Offshore oil rig | Image by curraheeshutter/Shutterstock
Offshore oil rig | Image by curraheeshutter/Shutterstock

Rent-seeking is a fact of life in politics, and you know something is fishy when companies team up with a governor or president to impose additional regulations on their own industries. Such is the case with a new rule issued by the Bureau of Ocean Energy Management (BOEM), which increases by $6.9 billion the amount of money offshore oil companies must hold to cover decommissioning costs. The regulation is a classic Biden administration move that uses a nonexistent problem to heap more unnecessary costs on American energy producers.

In offshore oil and gas exploration, the capital-intensive task of exploring and drilling a new well is usually done by publicly traded multinational companies, and their reward is the highest margin barrels that come out during the first several years of a well’s life. Then, after some time, the original owner will sell the well to a smaller operator who specializes in squeezing the remaining profits out of the well.

When a well is drilled, the operator is required to have financial assurances in place. If the company’s assets and/or track record is not sufficient (which is usually not a problem for large companies), it will be forced to purchase its financial assurance, often called a surety bond, to cover decommissioning of the well. The decommissioning liability is then shared with a new owner when it purchases the well. This is called joint and several liability.

The purpose of these assurances is to prevent a well from becoming “orphaned,” causing the responsibility of decommissioning to fall to taxpayers. After 75 years under this system, the taxpayer has only had to pay around $58 million for decommissioning, and those cases all involved sole liability leases, so joint and several liability was not in effect. Why impose billions of dollars in extra costs to solve a problem that so far has only cost in the tens of millions?

The new rule will require additional financial assurance from owners who lack an investment-grade credit rating, but it is silent on whether joint and several liability will continue. This effectively forces many independent owners to acquire new surety bonds, because, by virtue of their size their assets are not sufficient to cover the cost of decommissioning. This is where the $6.9 billion cost estimate comes from. With small businesses making up more than 76% of offshore operators, this impacts a majority of the business operating in the Gulf of Mexico.

Normally, these are the kinds of silly rules that the energy industry vigorously fights, but, as with the methane regulations recently promulgated by the EPA, multinational companies and the American Petroleum Institute not only capitulated but actually supported this change.

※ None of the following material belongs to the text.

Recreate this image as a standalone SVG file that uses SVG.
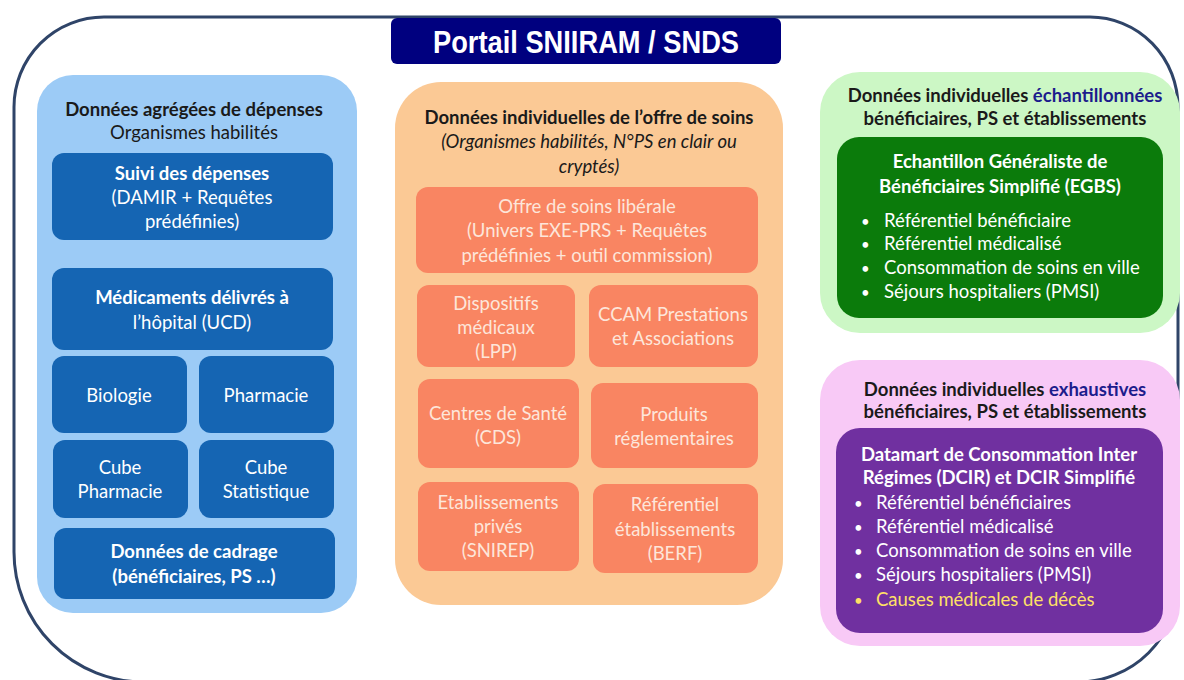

The reason is that the credit rating barrier will exempt larger public companies that have investment-grade ratings, while imposing more costs on their smaller competitors that sometimes do not.

An additional barrier for riskier companies may seem to make sense in a vacuum, but, as history has shown, it has been extremely rare for decommissioning costs to fall upon the ratepayer. This is truly a rule searching for a problem to solve.

When extra costs are imposed on small energy producers, the loser, as always, is the American consumer. Energy demand is very inelastic, meaning that it takes steep price increases to substantially reduce consumption, because energy is so essential to our lives. Therefore, when American producers are hit with extra costs and reduce their output, the most likely scenario is that prices will rise a bit and less responsible producers in foreign countries will fill the gap. That’s exactly what this rule will encourage.

We cannot forget President Joe Biden’s pledge to eventually end offshore drilling, which he reiterated last year while blaming the courts for stopping him. This rule, in conjunction with restrictions on offshore lease sales and increases in royalty payments, are the first steps in his plan. To no one’s surprise, climate activists and environmental nonprofits have been pushing full stop for these changes, but now Big Oil is also encouraging the charade.

With this cartel of Big Oil and Big Green pushing for more regulations on offshore oil producers, it’s up to freedom-loving American energy producers and consumers to fight for their right to responsibly produce and consume energy as they see fit, rather than being subjected to the whims of bureaucrats and lobbyists in Washington, D.C.